When their pleas to have the children released fell on deaf ears, the parents turned to begging the officers to let them feed the young ones.

This too, failed, and they were chased away.

“We were thrown out at around midnight. The poor children did not eat and did not even have sweaters because they were arrested while playing,” Ms Wangari said.

FOOD
In another cruel act by the men in uniform, a shawl the relatives had brought for the children to cover themselves with was thrown out.

“We left behind a shawl to cover the children; this morning, we found it dumped outside the station. It is as if they do not have children of their own,” Ms Wangari said.

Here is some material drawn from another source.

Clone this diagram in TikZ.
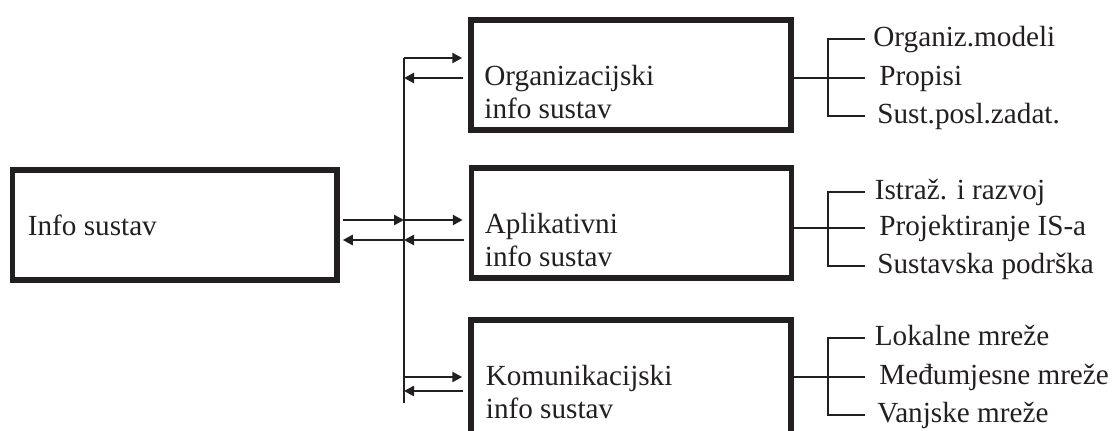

Kieni East OCPD Michael Mbaluku admitted that the children did not eat throughout the night, saying by the time they were brought in the other inmates had eaten all the food.

“By that time the food meant for inmates had run out but we fed them in the morning,” Mr Mbaluku said.

CHARGE DROPPED
He nonetheless defended the decision to detain the children, saying:

“The children were not booked for the offence of stealing. They were held as special needs because we arrested the parents for negligence.”

However, upon their release, the OCPD said they had dropped the “criminal charge” against the minors.

The statement by the police boss, however, contradicts reports by the children’s relatives, who insisted that they were denied access to the minors.

“Why couldn’t they let the children go home and take us parents in, instead?” Mr Josephat Theuri, the father of three of the children, wondered.

“If at all they, indeed, stole, we would be the ones to pay and not the children.”

NEGLIGENCE
According to the county coordinator of children’s services, Mr Kung’u Mwaniki, the police had no reason to detain children that young and should have contacted his office.

“They should have contacted us, which they did not,” he said.

“And they had no reason to detain four-year-olds anyway. We will look into the matter and decide the next step.”

The children were released Monday afternoon, even as police insisted on charging the parents with negligence.